Opéras Salome à Genève
Opéras

Salome à Genève

11/02/2025
Ena Pongrac (Ein Page der Herodias), Matthew Newlin (Narraboth), Gábor Bretz (Jochanaan) et Olesya Golovneva (Salome). © Magali Dougados

Grand Théâtre, 29 janvier

On avait quitté, à la fin de la saison dernière à Bruxelles, Turandot dans son luxueux appartement-terrasse de Hong Kong. On vient de retrouver Salome, dans cette production du Grand Théâtre de Genève, de nos jours, dans le bar d’un rooftop new-yorkais, au design très seventies. Le point commun entre les deux ? Le monde du luxe et de l’argent censé corrompre les deux héroïnes et les faire se comporter comme deux gamines capricieuses. Et cette transposition à l’époque contemporaine donne-t-elle de nouvelles perspectives à l’œuvre ? Non. Mais si elle n’est pas franchement convaincante, la mise en scène de Kornél Mundruczó, dont on a pu voir récemment le spectacle Parallax au Festival d’Automne, se révèle moins toc et moins prétentieuse que celle de Christophe Coppens.

En fait, il semblerait que, plus que le personnage de Salome, ce soit celui d’Herodes qui l’ait véritablement intéressé. Collant à l’actualité, il en fait un double de Trump, avec la cravate rouge et les cheveux blonds décolorés, dégageant la même violence et la même vulgarité. D’ailleurs, la danse des sept voiles que Salome réalise en compagnie des barmaids du rooftop se conclut par le viol commis par son beau-père. À côté de lui, Herodias ne fait guère preuve de davantage d’élégance, elle qui, en jupe trop courte et tignasse crêpée, se fait tripoter par les premiers venus. On peut adhérer à ce parti-pris féministe (peu de temps avant d’être violée, Salome avait écrit sur le miroir de l’ascenseur : « Stop it ! »), mais on peut se dire aussi que c’est une manière de surfer sur l’air du temps, qui cache une absence de discours sur l’œuvre.

Car pour le reste, Kornél Mundruczó n’a pas grand-chose à dire, bien que le programme annonce qu’il a étudié Salome pendant six mois pendant sa formation. On comprend mal l’évolution du personnage éponyme, on cherche en vain la question du désir, surtout face à un Jochanaan crasseux et sans envergure, et on voit mal ce qui justifie, après le viol, que la princesse exige la tête du prophète.
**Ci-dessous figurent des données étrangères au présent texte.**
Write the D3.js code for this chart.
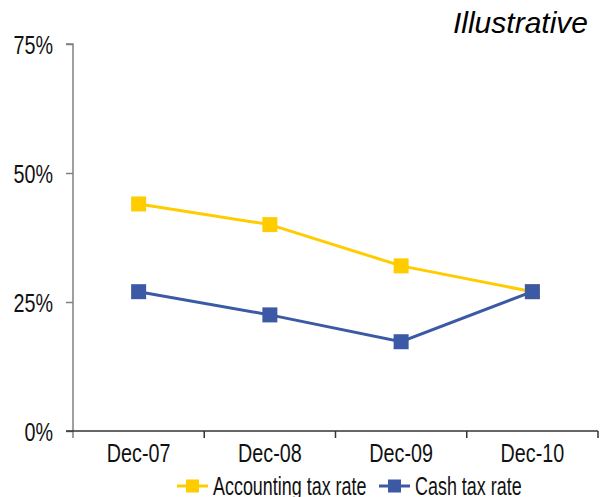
<!DOCTYPE html>
<html>
<head>
<meta charset="utf-8">
<script src="https://cdn.jsdelivr.net/npm/d3@7"></script>
<style>
    body { margin: 0; background: #fff; }
    svg text { font-family: "Liberation Sans", Arial, sans-serif; }
</style>
</head>
<body>
<div id="chart"></div>
<script>
const categories = ["Dec-07", "Dec-08", "Dec-09", "Dec-10"];
const accountingRate = [44, 40, 32, 27];
const cashRate = [27, 22.5, 17.3, 27];
const yTicks = [0, 25, 50, 75];
const seriesNames = ["Accounting tax rate", "Cash tax rate"];
const seriesColors = ["#FFCC00", "#3B59A5"];

const width = 600;
const height = 497;
const margin = { top: 44, right: 2, bottom: 66, left: 73 };
const narrow = 0.76; // fake a condensed face

const svg = d3.select("#chart")
    .append("svg")
    .attr("width", width)
    .attr("height", height);

const x = d3.scaleBand()
    .domain(categories)
    .range([margin.left, width - margin.right]);

const y = d3.scaleLinear()
    .domain([0, 75])
    .range([height - margin.bottom, margin.top]);

// y axis
const yAxis = svg.append("g")
    .attr("transform", `translate(${margin.left},0)`)
    .call(d3.axisLeft(y).tickValues(yTicks).tickSize(7).tickFormat(d => d + "%"));
yAxis.select(".domain").attr("stroke", "#808080").attr("stroke-width", 1.5)
    .attr("d", `M-7,${y(75)}H0V${y(0) + 7}`);
yAxis.selectAll(".tick line").attr("stroke", "#808080").attr("stroke-width", 1.5);
yAxis.selectAll(".tick text")
    .attr("font-size", 26)
    .attr("fill", "#111")
    .attr("x", -20 / narrow)
    .attr("dy", "0.36em")
    .attr("transform", `scale(${narrow},1)`);

// x axis
const xAxis = svg.append("g")
    .attr("transform", `translate(0,${y(0)})`)
    .call(d3.axisBottom(x).tickSize(0));
xAxis.select(".domain").attr("stroke", "#333").attr("stroke-width", 1.5)
    .attr("d", `M${margin.left - 7},0H${width - margin.right}`);
xAxis.selectAll(".tick text")
    .attr("font-size", 26)
    .attr("fill", "#111")
    .attr("y", 31)
    .attr("dy", 0)
    .attr("transform", `scale(${narrow},1)`);
xAxis.selectAll(".sep")
    .data(categories)
    .enter()
    .append("line")
    .attr("x1", d => x(d) + x.bandwidth())
    .attr("x2", d => x(d) + x.bandwidth())
    .attr("y1", 0)
    .attr("y2", 7)
    .attr("stroke", "#333")
    .attr("stroke-width", 1.5);

const line = d3.line()
    .x((d, i) => x(categories[i]) + x.bandwidth() / 2)
    .y(d => y(d));

[accountingRate, cashRate].forEach((values, s) => {
    svg.append("path")
        .datum(values)
        .attr("d", line)
        .attr("fill", "none")
        .attr("stroke", seriesColors[s])
        .attr("stroke-width", 3);
    svg.selectAll(".m" + s)
        .data(values)
        .enter()
        .append("rect")
        .attr("x", (d, i) => x(categories[i]) + x.bandwidth() / 2 - 7.5)
        .attr("y", d => y(d) - 7.5)
        .attr("width", 15)
        .attr("height", 15)
        .attr("fill", seriesColors[s]);
});

// legend
const legendX = [177, 379];
seriesNames.forEach((name, s) => {
    const g = svg.append("g").attr("transform", `translate(${legendX[s]},486)`);
    g.append("line").attr("x1", 0).attr("x2", 31).attr("stroke", seriesColors[s]).attr("stroke-width", 3);
    g.append("rect").attr("x", 9).attr("y", -6.5).attr("width", 13).attr("height", 13).attr("fill", seriesColors[s]);
    g.append("text")
        .attr("transform", `translate(${s === 0 ? 36 : 36},9) scale(0.69,1)`)
        .attr("font-size", 26)
        .attr("fill", "#111")
        .text(name);
});

svg.append("text")
    .attr("x", 588)
    .attr("y", 33)
    .attr("text-anchor", "end")
    .attr("font-size", 30)
    .attr("font-style", "italic")
    .text("Illustrative");
</script>
</body>
</html>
C’est à cet instant que le spectacle, jusqu’alors strictement réaliste – exception faite de la scène où Herodes propose à Salome ses trésors les plus précieux à la place de la tête de Jochanaan –, bascule dans une sorte d’onirisme gore : le rooftop new-yorkais disparaît pour laisser place à une tête coupée gigantesque de laquelle Salome et ses barmaids acolytes sortiront, se tortillant tels des vers qui se repaissent des chairs d’un cadavre… Vision d’horreur !

Ce que la scène nous refuse, la fosse nous l’offre, heureusement, par la direction très souple et très nuancée de Jukka-Pekka Saraste. Le chef d’orchestre finlandais fait monter le drame par strates et progresse en douceur jusqu’au climax final, qui n’en est que plus expressif. Sous sa baguette, l’Orchestre de la Suisse Romande célèbre avec volupté et gourmandise tous les détails de la luxuriante écriture straussienne.

Dans le rôle-titre, Olesya Golovneva incarne une solide Salome. La voix est belle, puissante, avec des graves solides et une très efficace projection. Et comme la chanteuse russe est aussi très crédible en scène, on adhère à son personnage, même si on peut préférer Princesse de Judée plus rêveuse et plus perverse. Gábor Bretz déploie sa voix puissante et bien timbrée dans le rôle de Jochanaan, Tanja Ariane Baumgartner ses graves riches et sa concupiscence dans celui d’Herodias. Matthew Newlin est un Narraboth de prestance à la voix claire qui finit par se trancher les veines, et le page n’est plus ici un rôle travesti, mais une sorte de collégienne perdue au milieu de tout cela. Enfin, John Daszak est un Herodes-Trump qui livre une savoureuse composition. Aussi ridicule et inquiétant, mais vraisemblablement mieux chantant que le président américain peut l’être actuellement.